== DATA BLOCK ==

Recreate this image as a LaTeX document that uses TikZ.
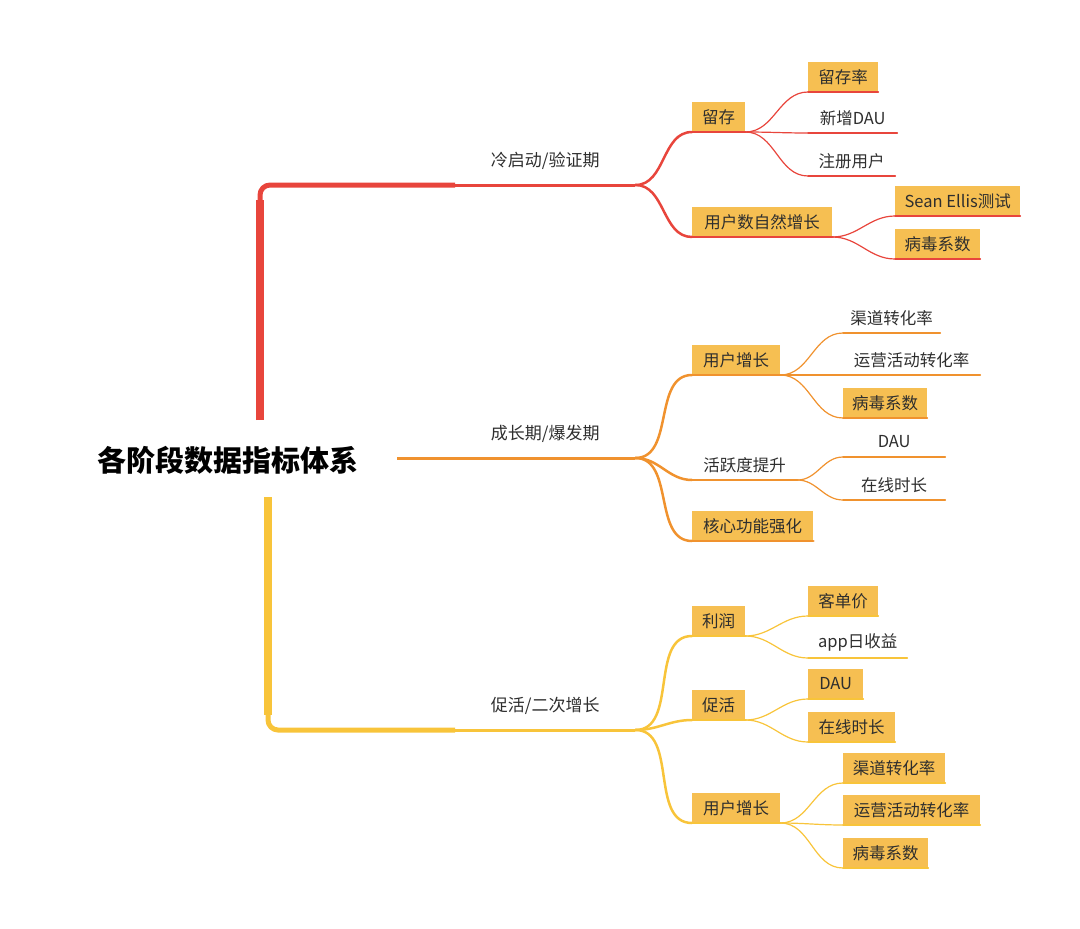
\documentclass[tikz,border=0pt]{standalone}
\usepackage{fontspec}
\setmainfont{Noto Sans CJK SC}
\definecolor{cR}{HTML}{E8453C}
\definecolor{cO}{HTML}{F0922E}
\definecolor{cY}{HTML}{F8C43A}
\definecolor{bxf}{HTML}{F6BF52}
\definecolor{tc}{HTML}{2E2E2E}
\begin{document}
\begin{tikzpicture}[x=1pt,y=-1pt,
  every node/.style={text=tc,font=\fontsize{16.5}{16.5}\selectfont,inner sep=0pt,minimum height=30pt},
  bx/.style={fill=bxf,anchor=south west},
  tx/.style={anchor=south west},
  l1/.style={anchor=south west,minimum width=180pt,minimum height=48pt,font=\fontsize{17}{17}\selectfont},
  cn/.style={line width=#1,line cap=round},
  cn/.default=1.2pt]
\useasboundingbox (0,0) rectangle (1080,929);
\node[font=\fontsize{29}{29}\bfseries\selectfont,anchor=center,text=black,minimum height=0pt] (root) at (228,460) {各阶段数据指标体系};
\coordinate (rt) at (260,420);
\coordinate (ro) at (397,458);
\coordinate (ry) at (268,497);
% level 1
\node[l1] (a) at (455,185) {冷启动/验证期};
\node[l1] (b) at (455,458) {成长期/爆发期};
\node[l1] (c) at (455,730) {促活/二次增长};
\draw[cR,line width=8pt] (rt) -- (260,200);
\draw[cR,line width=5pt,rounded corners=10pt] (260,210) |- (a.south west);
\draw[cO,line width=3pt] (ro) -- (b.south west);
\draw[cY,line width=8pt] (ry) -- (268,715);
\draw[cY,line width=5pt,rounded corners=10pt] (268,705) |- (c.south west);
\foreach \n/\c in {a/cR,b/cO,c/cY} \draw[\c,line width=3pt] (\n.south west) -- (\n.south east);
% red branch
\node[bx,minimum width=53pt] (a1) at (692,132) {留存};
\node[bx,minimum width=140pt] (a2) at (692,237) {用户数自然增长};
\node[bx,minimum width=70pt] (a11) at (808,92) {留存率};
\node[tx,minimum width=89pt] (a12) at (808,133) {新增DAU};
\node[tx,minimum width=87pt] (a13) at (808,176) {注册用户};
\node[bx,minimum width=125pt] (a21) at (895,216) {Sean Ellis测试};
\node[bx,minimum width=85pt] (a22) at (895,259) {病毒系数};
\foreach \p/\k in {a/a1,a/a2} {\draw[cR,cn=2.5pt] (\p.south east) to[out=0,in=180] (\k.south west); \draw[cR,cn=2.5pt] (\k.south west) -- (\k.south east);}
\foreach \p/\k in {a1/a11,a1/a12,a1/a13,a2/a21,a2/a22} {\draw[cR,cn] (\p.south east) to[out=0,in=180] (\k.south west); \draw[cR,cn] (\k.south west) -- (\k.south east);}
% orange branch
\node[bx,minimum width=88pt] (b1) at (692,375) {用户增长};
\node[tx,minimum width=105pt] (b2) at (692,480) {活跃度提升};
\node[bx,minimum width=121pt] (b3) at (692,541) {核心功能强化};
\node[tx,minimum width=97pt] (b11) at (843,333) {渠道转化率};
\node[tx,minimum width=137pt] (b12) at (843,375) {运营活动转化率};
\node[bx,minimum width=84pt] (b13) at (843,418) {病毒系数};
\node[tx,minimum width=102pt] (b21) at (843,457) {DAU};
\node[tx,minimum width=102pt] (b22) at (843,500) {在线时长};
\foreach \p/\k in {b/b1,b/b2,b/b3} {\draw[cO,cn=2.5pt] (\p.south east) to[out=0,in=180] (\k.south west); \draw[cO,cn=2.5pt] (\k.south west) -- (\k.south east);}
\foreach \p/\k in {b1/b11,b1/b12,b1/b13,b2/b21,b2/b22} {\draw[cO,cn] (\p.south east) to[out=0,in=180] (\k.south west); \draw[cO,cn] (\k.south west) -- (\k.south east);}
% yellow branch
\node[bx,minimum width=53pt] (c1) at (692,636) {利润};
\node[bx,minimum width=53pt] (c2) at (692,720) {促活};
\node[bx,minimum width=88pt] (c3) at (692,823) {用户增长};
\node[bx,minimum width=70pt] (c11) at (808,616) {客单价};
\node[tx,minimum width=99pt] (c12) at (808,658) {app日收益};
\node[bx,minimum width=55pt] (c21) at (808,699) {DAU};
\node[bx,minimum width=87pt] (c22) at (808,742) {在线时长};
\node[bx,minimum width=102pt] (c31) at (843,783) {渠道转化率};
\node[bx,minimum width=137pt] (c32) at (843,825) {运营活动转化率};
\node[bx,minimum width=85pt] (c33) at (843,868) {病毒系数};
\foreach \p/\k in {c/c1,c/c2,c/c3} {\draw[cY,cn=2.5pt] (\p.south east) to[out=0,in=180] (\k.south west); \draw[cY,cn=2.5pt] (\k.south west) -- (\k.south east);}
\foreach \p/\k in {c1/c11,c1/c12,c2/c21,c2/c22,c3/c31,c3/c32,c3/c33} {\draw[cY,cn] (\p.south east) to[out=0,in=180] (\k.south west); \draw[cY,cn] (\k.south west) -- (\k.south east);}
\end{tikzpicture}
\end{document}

== WORK TO COMPLETE ==
Leaving out the pictures, repeat the data above exactly.

== CORRECT RESULT ==
Recreate this image as a LaTeX document that uses TikZ.
\documentclass[tikz,border=0pt]{standalone}
\usepackage{fontspec}
\setmainfont{Noto Sans CJK SC}
\definecolor{cR}{HTML}{E8453C}
\definecolor{cO}{HTML}{F0922E}
\definecolor{cY}{HTML}{F8C43A}
\definecolor{bxf}{HTML}{F6BF52}
\definecolor{tc}{HTML}{2E2E2E}
\begin{document}
\begin{tikzpicture}[x=1pt,y=-1pt,
  every node/.style={text=tc,font=\fontsize{16.5}{16.5}\selectfont,inner sep=0pt,minimum height=30pt},
  bx/.style={fill=bxf,anchor=south west},
  tx/.style={anchor=south west},
  l1/.style={anchor=south west,minimum width=180pt,minimum height=48pt,font=\fontsize{17}{17}\selectfont},
  cn/.style={line width=#1,line cap=round},
  cn/.default=1.2pt]
\useasboundingbox (0,0) rectangle (1080,929);
\node[font=\fontsize{29}{29}\bfseries\selectfont,anchor=center,text=black,minimum height=0pt] (root) at (228,460) {各阶段数据指标体系};
\coordinate (rt) at (260,420);
\coordinate (ro) at (397,458);
\coordinate (ry) at (268,497);
% level 1
\node[l1] (a) at (455,185) {冷启动/验证期};
\node[l1] (b) at (455,458) {成长期/爆发期};
\node[l1] (c) at (455,730) {促活/二次增长};
\draw[cR,line width=8pt] (rt) -- (260,200);
\draw[cR,line width=5pt,rounded corners=10pt] (260,210) |- (a.south west);
\draw[cO,line width=3pt] (ro) -- (b.south west);
\draw[cY,line width=8pt] (ry) -- (268,715);
\draw[cY,line width=5pt,rounded corners=10pt] (268,705) |- (c.south west);
\foreach \n/\c in {a/cR,b/cO,c/cY} \draw[\c,line width=3pt] (\n.south west) -- (\n.south east);
% red branch
\node[bx,minimum width=53pt] (a1) at (692,132) {留存};
\node[bx,minimum width=140pt] (a2) at (692,237) {用户数自然增长};
\node[bx,minimum width=70pt] (a11) at (808,92) {留存率};
\node[tx,minimum width=89pt] (a12) at (808,133) {新增DAU};
\node[tx,minimum width=87pt] (a13) at (808,176) {注册用户};
\node[bx,minimum width=125pt] (a21) at (895,216) {Sean Ellis测试};
\node[bx,minimum width=85pt] (a22) at (895,259) {病毒系数};
\foreach \p/\k in {a/a1,a/a2} {\draw[cR,cn=2.5pt] (\p.south east) to[out=0,in=180] (\k.south west); \draw[cR,cn=2.5pt] (\k.south west) -- (\k.south east);}
\foreach \p/\k in {a1/a11,a1/a12,a1/a13,a2/a21,a2/a22} {\draw[cR,cn] (\p.south east) to[out=0,in=180] (\k.south west); \draw[cR,cn] (\k.south west) -- (\k.south east);}
% orange branch
\node[bx,minimum width=88pt] (b1) at (692,375) {用户增长};
\node[tx,minimum width=105pt] (b2) at (692,480) {活跃度提升};
\node[bx,minimum width=121pt] (b3) at (692,541) {核心功能强化};
\node[tx,minimum width=97pt] (b11) at (843,333) {渠道转化率};
\node[tx,minimum width=137pt] (b12) at (843,375) {运营活动转化率};
\node[bx,minimum width=84pt] (b13) at (843,418) {病毒系数};
\node[tx,minimum width=102pt] (b21) at (843,457) {DAU};
\node[tx,minimum width=102pt] (b22) at (843,500) {在线时长};
\foreach \p/\k in {b/b1,b/b2,b/b3} {\draw[cO,cn=2.5pt] (\p.south east) to[out=0,in=180] (\k.south west); \draw[cO,cn=2.5pt] (\k.south west) -- (\k.south east);}
\foreach \p/\k in {b1/b11,b1/b12,b1/b13,b2/b21,b2/b22} {\draw[cO,cn] (\p.south east) to[out=0,in=180] (\k.south west); \draw[cO,cn] (\k.south west) -- (\k.south east);}
% yellow branch
\node[bx,minimum width=53pt] (c1) at (692,636) {利润};
\node[bx,minimum width=53pt] (c2) at (692,720) {促活};
\node[bx,minimum width=88pt] (c3) at (692,823) {用户增长};
\node[bx,minimum width=70pt] (c11) at (808,616) {客单价};
\node[tx,minimum width=99pt] (c12) at (808,658) {app日收益};
\node[bx,minimum width=55pt] (c21) at (808,699) {DAU};
\node[bx,minimum width=87pt] (c22) at (808,742) {在线时长};
\node[bx,minimum width=102pt] (c31) at (843,783) {渠道转化率};
\node[bx,minimum width=137pt] (c32) at (843,825) {运营活动转化率};
\node[bx,minimum width=85pt] (c33) at (843,868) {病毒系数};
\foreach \p/\k in {c/c1,c/c2,c/c3} {\draw[cY,cn=2.5pt] (\p.south east) to[out=0,in=180] (\k.south west); \draw[cY,cn=2.5pt] (\k.south west) -- (\k.south east);}
\foreach \p/\k in {c1/c11,c1/c12,c2/c21,c2/c22,c3/c31,c3/c32,c3/c33} {\draw[cY,cn] (\p.south east) to[out=0,in=180] (\k.south west); \draw[cY,cn] (\k.south west) -- (\k.south east);}
\end{tikzpicture}
\end{document}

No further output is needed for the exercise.